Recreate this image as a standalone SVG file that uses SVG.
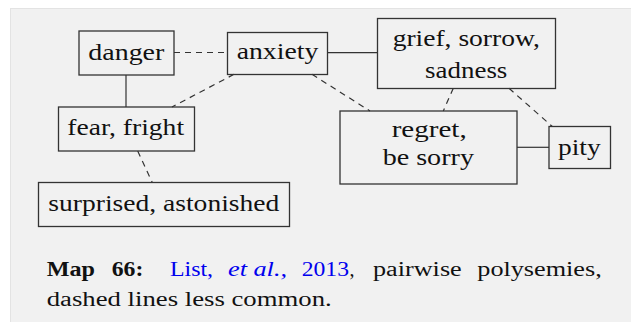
<svg xmlns="http://www.w3.org/2000/svg" width="631" height="322" viewBox="0 0 631 322">
<style>
.box{fill:none;stroke:#333;stroke-width:1.3}
.lbl{font-size:24px;fill:#111;text-anchor:middle}
.cap{font-size:20px;fill:#111}
.link{fill:#0000ee}
.solid{stroke:#333;stroke-width:1.2;fill:none}
.dash{stroke:#333;stroke-width:1.2;fill:none;stroke-dasharray:6 5}
</style>
<rect x="10.5" y="8.5" width="630" height="320" fill="#f1f1f1" stroke="#e3e3e3"/>
<g id="connectors">
<line class="dash" x1="174" y1="52.5" x2="227.5" y2="52.5"/>
<line class="solid" x1="126" y1="75" x2="126" y2="107"/>
<line class="dash" x1="234" y1="74.3" x2="172" y2="107"/>
<line class="dash" x1="137.7" y1="151" x2="152.3" y2="182.5"/>
<line class="solid" x1="327.3" y1="52.7" x2="377.5" y2="52.7"/>
<line class="dash" x1="312" y1="74.3" x2="370" y2="111"/>
<line class="dash" x1="453.3" y1="88.3" x2="443.3" y2="111"/>
<line class="dash" x1="509" y1="88.3" x2="552.3" y2="126.5"/>
<line class="solid" x1="517" y1="147.3" x2="549" y2="147.3"/>
</g>
<g font-family="Liberation Serif, Tinos, Times New Roman, Noto Serif, DejaVu Serif, FreeSerif, serif">
<g id="danger">
<rect class="box" x="79" y="31" width="95" height="44"/>
<text class="lbl" x="126.3" y="60" textLength="76" lengthAdjust="spacingAndGlyphs">danger</text>
</g>
<g id="anxiety">
<rect class="box" x="227.5" y="32.5" width="100" height="42"/>
<text class="lbl" x="277.5" y="59" textLength="81.6" lengthAdjust="spacingAndGlyphs">anxiety</text>
</g>
<g id="fear">
<rect class="box" x="58.5" y="107" width="136" height="44"/>
<text class="lbl" x="125.7" y="135" textLength="116.7" lengthAdjust="spacingAndGlyphs">fear, fright</text>
</g>
<g id="surprised">
<rect class="box" x="38.5" y="182.5" width="251" height="44"/>
<text class="lbl" x="163.8" y="210.5" textLength="231" lengthAdjust="spacingAndGlyphs">surprised, astonished</text>
</g>
<g id="grief">
<rect class="box" x="377.5" y="18.5" width="178" height="70"/>
<text class="lbl" x="466.3" y="46" textLength="147.3" lengthAdjust="spacingAndGlyphs">grief, sorrow,</text>
<text class="lbl" x="466.2" y="78" textLength="82.3" lengthAdjust="spacingAndGlyphs">sadness</text>
</g>
<g id="regret">
<rect class="box" x="340" y="111" width="177" height="73"/>
<text class="lbl" x="429.2" y="136.5" textLength="75" lengthAdjust="spacingAndGlyphs">regret,</text>
<text class="lbl" x="428.3" y="165" textLength="91.3" lengthAdjust="spacingAndGlyphs">be sorry</text>
</g>
<g id="pity">
<rect class="box" x="549" y="126.5" width="61.5" height="42"/>
<text class="lbl" x="579.3" y="155" textLength="42.7" lengthAdjust="spacingAndGlyphs">pity</text>
</g>
<g id="caption">
<text class="cap" x="46.7" y="276" font-weight="bold" textLength="48.3" lengthAdjust="spacingAndGlyphs">Map</text>
<text class="cap" x="111.7" y="276" font-weight="bold" textLength="31.6" lengthAdjust="spacingAndGlyphs">66:</text>
<text class="cap link" x="170" y="276" textLength="43" lengthAdjust="spacingAndGlyphs">List,</text>
<text class="cap link" x="228" y="276" font-style="italic" textLength="59" lengthAdjust="spacingAndGlyphs">et al.,</text>
<text class="cap link" x="301.7" y="276" textLength="47.3" lengthAdjust="spacingAndGlyphs">2013</text>
<text class="cap" x="349.5" y="276">,</text>
<text class="cap" x="373" y="276" textLength="88.7" lengthAdjust="spacingAndGlyphs">pairwise</text>
<text class="cap" x="477.3" y="276" textLength="124.4" lengthAdjust="spacingAndGlyphs">polysemies,</text>
<text class="cap" x="46.7" y="306" textLength="285" lengthAdjust="spacingAndGlyphs">dashed lines less common.</text>
</g>
</g>
</svg>
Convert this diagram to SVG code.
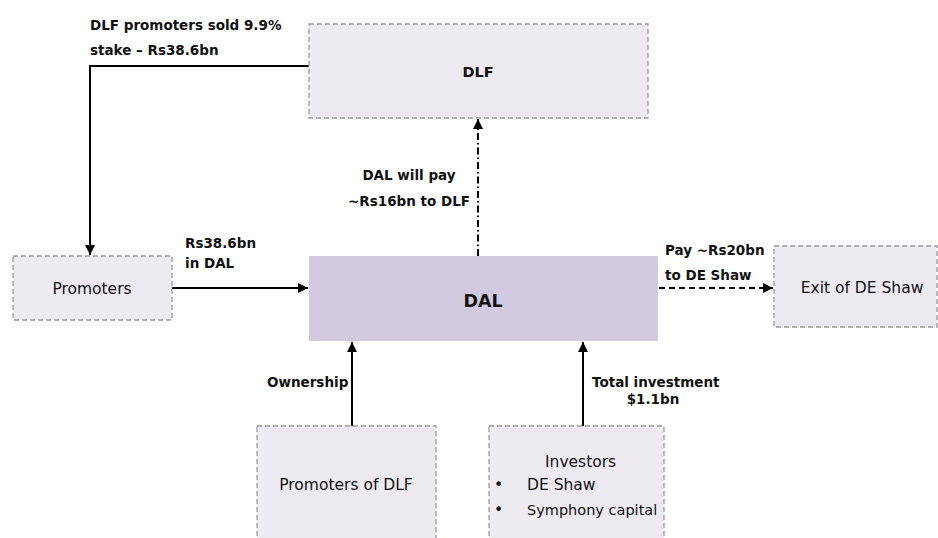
<svg xmlns="http://www.w3.org/2000/svg" width="938" height="538" viewBox="0 0 938 538">
<defs>
<marker id="ah" viewBox="0 0 10 10" refX="10" refY="5" markerWidth="10" markerHeight="10" markerUnits="userSpaceOnUse" orient="auto">
<path d="M0,0 L10,5 L0,10 Z" fill="#000"/>
</marker>
<style>
.box{fill:#EDEAF2;stroke:#9A9A9A;stroke-width:1.3;stroke-dasharray:5,3}
.dal{fill:#D2CAE0}
.t{font-family:"DejaVu Sans",Verdana,sans-serif;font-size:15.5px;fill:#111}
.b{font-family:"DejaVu Sans",Verdana,sans-serif;font-size:13.5px;font-weight:bold;fill:#111}
.c{text-anchor:middle}
.ln{fill:none;stroke:#000;stroke-width:2}
</style>
</defs>
<rect width="938" height="538" fill="#fff"/>
<g id="connectors">
<path class="ln" d="M309,66 H90 V255" marker-end="url(#ah)"/>
<path class="ln" d="M172,288 H308" marker-end="url(#ah)"/>
<path class="ln" d="M478,256 V119" stroke-dasharray="7,3,1.5,3" marker-end="url(#ah)"/>
<path class="ln" d="M659,288 H773" stroke-dasharray="6,4" marker-end="url(#ah)"/>
<path class="ln" d="M352,426 V342" marker-end="url(#ah)"/>
<path class="ln" d="M583,426 V342" marker-end="url(#ah)"/>
<text class="b" x="90" y="30">DLF promoters sold 9.9%</text>
<text class="b" x="90" y="55">stake – Rs38.6bn</text>
<text class="b c" x="409" y="180">DAL will pay</text>
<text class="b c" x="409" y="206">~Rs16bn to DLF</text>
<text class="b" x="185" y="248">Rs38.6bn</text>
<text class="b" x="185" y="268">in DAL</text>
<text class="b" x="665" y="255">Pay ~Rs20bn</text>
<text class="b" x="665" y="280">to DE Shaw</text>
<text class="b" x="267" y="387">Ownership</text>
<text class="b" x="592" y="387">Total investment</text>
<text class="b c" x="653" y="404">$1.1bn</text>
</g>
<g id="dlf">
<rect class="box" x="309" y="24" width="339" height="94"/>
<text class="b c" x="478" y="77" style="font-size:14.5px">DLF</text>
</g>
<g id="promoters">
<rect class="box" x="13" y="256" width="159" height="64"/>
<text class="t c" x="92" y="294">Promoters</text>
</g>
<g id="dal">
<rect class="dal" x="309" y="256" width="349" height="85"/>
<text class="b c" x="483" y="307" style="font-size:17.5px">DAL</text>
</g>
<g id="exit">
<rect class="box" x="774" y="246" width="163" height="81"/>
<text class="t c" x="862" y="293">Exit of DE Shaw</text>
</g>
<g id="promoters-of-dlf">
<rect class="box" x="257" y="426" width="179" height="116"/>
<text class="t c" x="346" y="490">Promoters of DLF</text>
</g>
<g id="investors">
<rect class="box" x="489" y="426" width="175" height="116"/>
<text class="t" x="545" y="467">Investors</text>
<text class="t" x="494" y="490">•</text>
<text class="t" x="527" y="490">DE Shaw</text>
<text class="t" x="494" y="515">•</text>
<text class="t" x="527" y="515" style="font-size:14.5px">Symphony capital</text>
</g>
</svg>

GIVEN PROBLEM: From the entries above, copy every line containing the word "this".

EXPECTED ANSWER:
Recreate this image as a standalone SVG file that uses SVG.
Convert this diagram to SVG code.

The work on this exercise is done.